Wednesday, 10 November 2021


"Alice, a novelist, meets Felix, who works in a warehouse, and asks him if he'd like to travel to Rome with her. In Dublin, her best friend Eileen is getting over a break-up and slips back into flirting with Simon, a man she has known since childhood.

Alice, Felix, Eileen and Simon are still young - but life is catching up with them. They desire each other, they delude each other, they get together, they break apart. They worry about sex and friendship and the world they live in. Are they standing in the last lighted room before the darkness, bearing witness to something? Will they find a way to believe in a beautiful world?"

It can't be easy being a successful author. I suppose it should make me count my lucky stars that in terms of sales and world reputation, not many people are going to notice what I write and, of those that do, mind what my next book is about or what style I've chosen. 

In the case of Sally Rooney, I'm sure the pressure to produce an outstanding novel was significant and much-felt. Conversations With Friends and Normal People have been among my favourite reads of the last decade. While reading each story, I was struck by my emotional involvement as well as by the stunning beauty and occasional brutality of the prose. And I certainly wasn't the only one who felt that way. Apart from the other millions of fans, my teenage daughters also loved them and would discuss them at great length. 
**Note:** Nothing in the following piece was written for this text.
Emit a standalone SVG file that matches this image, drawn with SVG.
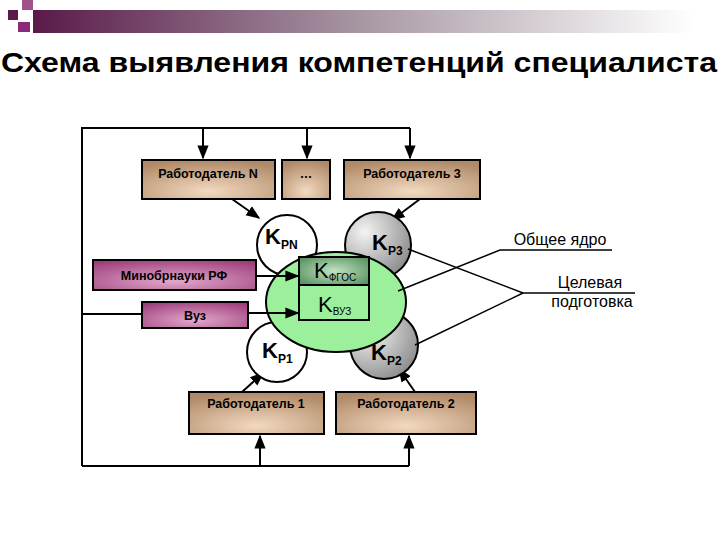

The latest arrival, Beautiful World, Where Are You? was much anticipated in our household and my daughters and I have all read it now. Though we're not entirely in agreement, two of us really enjoyed it but not as much as either Conversations With Friends and Normal People and one was as delighted by it as she'd hoped. 

This time we get to join the relationships of four people who are linked in different ways to form a cat's cradle of connections between each other. On the whole, these relationships are not simple. Some are rooted in childhood and others in teenage years. As with all histories, there are complications, confusions and huge loyalties to deal with. These are histories that entirely influence the present, even to newcomers to their lives. The consequences of them can be positive and negative and, because of this, create a turbulence at every move. Each action has a reaction, each word and nuance a ripple in the world. 

The structure sees alternate chapters from the point of view of Alice and Eileen, while sandwiched between are email communications between the two. This works well in the beginning, but as the story progressed became somewhat obstructive the flow. The email sections, while incorporating plenty of character revelations and showing some of the strengths and flaws of the friendship, also take on a philosophical and political debate that I may well not be intelligent enough to have fully understood. It's interesting and is likely to be very important to the thrust and meaning of the novel, but it was generally an aspect that knocked me from my stride. It may be that I could search for other reviews to help me get a foothold into it's purpose (for purpose there must surely be), and a such a grasp may knock up my opinion a notch, but I would have been happier if this had been cut back a little. It's a small gripe, because I still loved the read, so I hope it doesn't put anyone off having a go. 

I suppose the reason I found that structure difficult is that when the characters are living their lives it's engrossing and compelling. The flashes of the poetic and the ebb and flow of their lives, the extreme lifestyles and the examination of the change into early adulthood, the examination of madness and self-doubt and of deviation from perceived norms all simmer away and over-boil nicely. The email sections gently put the brakes on this eventually had an impact.  

Overall, I recommend it to all. The pleasures (and pains) outweigh the issues (my issues) and even with an ending that I wanted more from, it's still top notch. 

Not that it matters, my favourite character was Felix. Just saying. 

And where is the beautiful world? I'm not sure if it's always out of reach or it's the place we spend every day. I reckon it's both. What do you say?